Filter the entries below, keeping every line that has the word "chart".
-- begin INFORMATION SHOWN --
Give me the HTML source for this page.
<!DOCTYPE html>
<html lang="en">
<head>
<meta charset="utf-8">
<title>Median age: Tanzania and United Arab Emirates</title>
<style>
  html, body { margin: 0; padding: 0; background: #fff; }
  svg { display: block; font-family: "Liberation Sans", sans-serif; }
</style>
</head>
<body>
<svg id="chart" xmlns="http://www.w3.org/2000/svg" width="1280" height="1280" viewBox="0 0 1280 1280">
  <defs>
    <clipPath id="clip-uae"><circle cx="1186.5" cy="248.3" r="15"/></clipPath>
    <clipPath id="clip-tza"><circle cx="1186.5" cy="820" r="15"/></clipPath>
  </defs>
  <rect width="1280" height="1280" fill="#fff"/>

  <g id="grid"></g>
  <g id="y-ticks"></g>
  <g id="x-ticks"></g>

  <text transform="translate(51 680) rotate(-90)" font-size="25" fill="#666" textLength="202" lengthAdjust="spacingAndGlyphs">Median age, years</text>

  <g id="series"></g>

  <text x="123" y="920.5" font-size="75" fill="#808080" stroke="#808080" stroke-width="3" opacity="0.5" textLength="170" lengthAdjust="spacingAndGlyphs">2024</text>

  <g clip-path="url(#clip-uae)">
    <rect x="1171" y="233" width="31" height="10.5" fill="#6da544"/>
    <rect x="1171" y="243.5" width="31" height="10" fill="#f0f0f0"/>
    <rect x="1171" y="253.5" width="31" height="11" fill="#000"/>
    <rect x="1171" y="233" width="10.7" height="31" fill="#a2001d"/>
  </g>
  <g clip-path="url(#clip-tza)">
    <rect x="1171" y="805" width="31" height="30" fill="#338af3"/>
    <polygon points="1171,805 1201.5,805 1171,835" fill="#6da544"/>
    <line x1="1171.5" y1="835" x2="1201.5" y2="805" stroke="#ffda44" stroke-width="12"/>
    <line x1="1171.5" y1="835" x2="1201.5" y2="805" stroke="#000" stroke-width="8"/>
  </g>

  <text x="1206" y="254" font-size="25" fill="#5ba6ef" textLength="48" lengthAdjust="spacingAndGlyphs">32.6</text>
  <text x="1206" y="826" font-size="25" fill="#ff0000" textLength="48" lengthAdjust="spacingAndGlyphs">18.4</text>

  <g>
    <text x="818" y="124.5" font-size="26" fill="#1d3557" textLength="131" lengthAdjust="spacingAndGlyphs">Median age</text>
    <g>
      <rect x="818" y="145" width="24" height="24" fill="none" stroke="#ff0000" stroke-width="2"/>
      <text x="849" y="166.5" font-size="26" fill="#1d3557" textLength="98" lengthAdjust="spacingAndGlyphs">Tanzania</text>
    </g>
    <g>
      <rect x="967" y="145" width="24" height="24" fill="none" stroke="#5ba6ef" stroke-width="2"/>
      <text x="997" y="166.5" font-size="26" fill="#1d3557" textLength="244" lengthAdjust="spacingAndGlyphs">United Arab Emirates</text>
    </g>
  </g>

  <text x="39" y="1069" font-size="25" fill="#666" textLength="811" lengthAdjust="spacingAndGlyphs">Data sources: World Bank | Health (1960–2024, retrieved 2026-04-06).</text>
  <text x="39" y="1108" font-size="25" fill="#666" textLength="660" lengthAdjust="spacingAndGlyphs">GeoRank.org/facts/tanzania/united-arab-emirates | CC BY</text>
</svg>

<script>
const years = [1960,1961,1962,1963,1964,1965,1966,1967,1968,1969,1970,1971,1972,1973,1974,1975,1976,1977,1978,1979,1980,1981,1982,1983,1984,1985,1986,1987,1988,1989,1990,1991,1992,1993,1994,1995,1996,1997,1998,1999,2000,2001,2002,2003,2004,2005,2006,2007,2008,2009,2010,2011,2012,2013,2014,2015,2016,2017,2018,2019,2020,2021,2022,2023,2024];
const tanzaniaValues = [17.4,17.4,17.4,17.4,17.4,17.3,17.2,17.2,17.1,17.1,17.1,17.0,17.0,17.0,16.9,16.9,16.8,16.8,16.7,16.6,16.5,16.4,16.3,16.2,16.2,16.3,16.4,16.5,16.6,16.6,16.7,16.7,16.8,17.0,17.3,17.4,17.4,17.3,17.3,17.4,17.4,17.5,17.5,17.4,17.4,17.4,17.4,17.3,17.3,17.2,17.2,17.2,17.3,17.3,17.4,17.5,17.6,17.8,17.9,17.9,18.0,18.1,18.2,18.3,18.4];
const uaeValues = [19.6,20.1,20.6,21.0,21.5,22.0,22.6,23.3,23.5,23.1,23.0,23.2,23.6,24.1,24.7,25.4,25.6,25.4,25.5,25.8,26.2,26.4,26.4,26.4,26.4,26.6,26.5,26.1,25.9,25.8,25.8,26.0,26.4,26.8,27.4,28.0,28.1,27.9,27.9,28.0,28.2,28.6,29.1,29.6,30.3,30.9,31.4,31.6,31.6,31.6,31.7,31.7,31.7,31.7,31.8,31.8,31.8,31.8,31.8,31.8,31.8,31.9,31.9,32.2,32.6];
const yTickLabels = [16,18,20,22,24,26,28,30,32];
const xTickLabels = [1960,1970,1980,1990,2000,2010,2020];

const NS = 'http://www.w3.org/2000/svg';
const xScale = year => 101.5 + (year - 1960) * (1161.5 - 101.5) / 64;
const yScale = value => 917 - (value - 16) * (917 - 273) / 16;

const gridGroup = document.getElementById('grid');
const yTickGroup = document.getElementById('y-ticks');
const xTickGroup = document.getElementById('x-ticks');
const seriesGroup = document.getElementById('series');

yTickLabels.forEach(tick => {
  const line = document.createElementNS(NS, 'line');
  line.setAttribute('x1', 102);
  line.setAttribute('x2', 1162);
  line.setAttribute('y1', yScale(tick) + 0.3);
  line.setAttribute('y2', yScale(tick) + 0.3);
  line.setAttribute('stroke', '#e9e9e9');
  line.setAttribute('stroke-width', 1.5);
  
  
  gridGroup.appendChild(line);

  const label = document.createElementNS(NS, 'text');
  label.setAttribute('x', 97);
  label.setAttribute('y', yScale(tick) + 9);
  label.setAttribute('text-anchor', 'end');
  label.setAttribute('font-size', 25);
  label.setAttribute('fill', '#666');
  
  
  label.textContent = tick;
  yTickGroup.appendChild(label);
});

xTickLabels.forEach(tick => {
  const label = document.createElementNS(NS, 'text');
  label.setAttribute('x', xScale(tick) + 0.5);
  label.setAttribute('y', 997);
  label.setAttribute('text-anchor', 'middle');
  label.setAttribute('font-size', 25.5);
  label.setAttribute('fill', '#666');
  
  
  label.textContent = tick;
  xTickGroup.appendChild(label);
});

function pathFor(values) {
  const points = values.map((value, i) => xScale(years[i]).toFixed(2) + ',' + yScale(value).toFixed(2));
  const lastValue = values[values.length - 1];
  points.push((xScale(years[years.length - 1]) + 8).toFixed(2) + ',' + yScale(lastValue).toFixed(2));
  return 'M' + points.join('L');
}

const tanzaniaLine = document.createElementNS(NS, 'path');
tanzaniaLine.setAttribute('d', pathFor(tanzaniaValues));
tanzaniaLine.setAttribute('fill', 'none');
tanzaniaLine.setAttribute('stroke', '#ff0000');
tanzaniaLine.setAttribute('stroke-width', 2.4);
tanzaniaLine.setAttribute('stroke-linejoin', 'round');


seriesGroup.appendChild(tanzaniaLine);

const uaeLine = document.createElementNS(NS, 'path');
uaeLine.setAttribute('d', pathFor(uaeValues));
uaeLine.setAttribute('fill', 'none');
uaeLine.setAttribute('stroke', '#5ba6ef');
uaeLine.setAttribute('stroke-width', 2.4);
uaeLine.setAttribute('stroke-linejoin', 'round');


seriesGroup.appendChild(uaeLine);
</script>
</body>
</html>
-- end INFORMATION SHOWN --
-- begin INFORMATION SHOWN --
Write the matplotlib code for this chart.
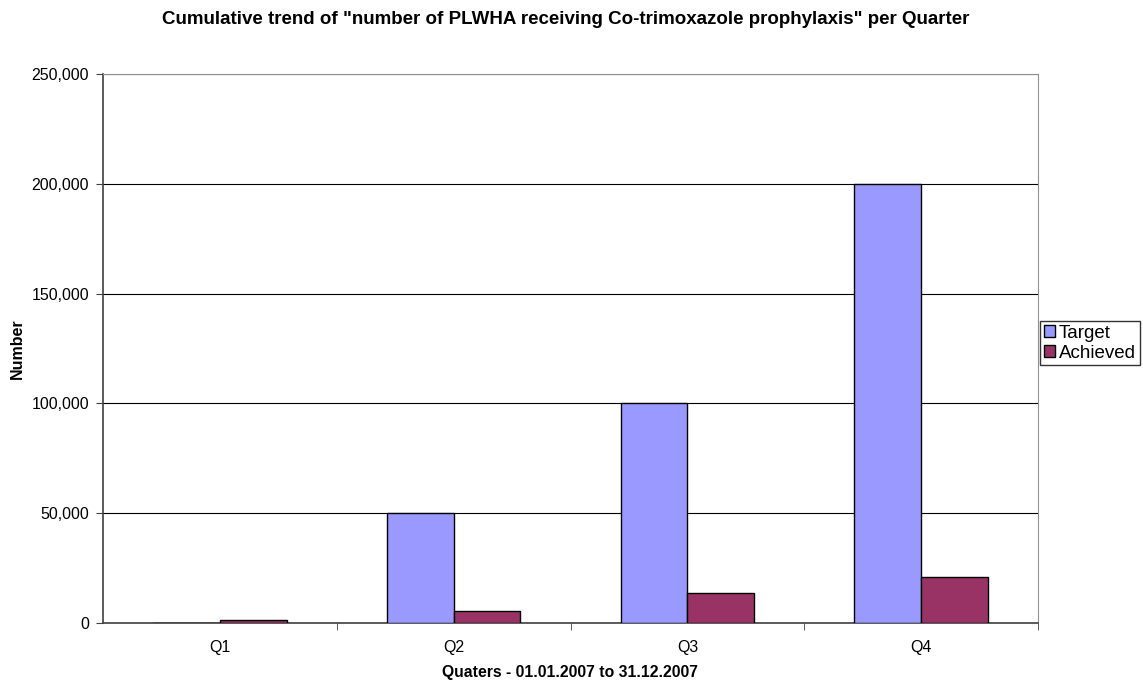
-- end INFORMATION SHOWN --
[SOLUTION FOR THIS TASK]
<svg id="chart" xmlns="http://www.w3.org/2000/svg" width="1280" height="1280" viewBox="0 0 1280 1280">
Write the matplotlib code for this chart.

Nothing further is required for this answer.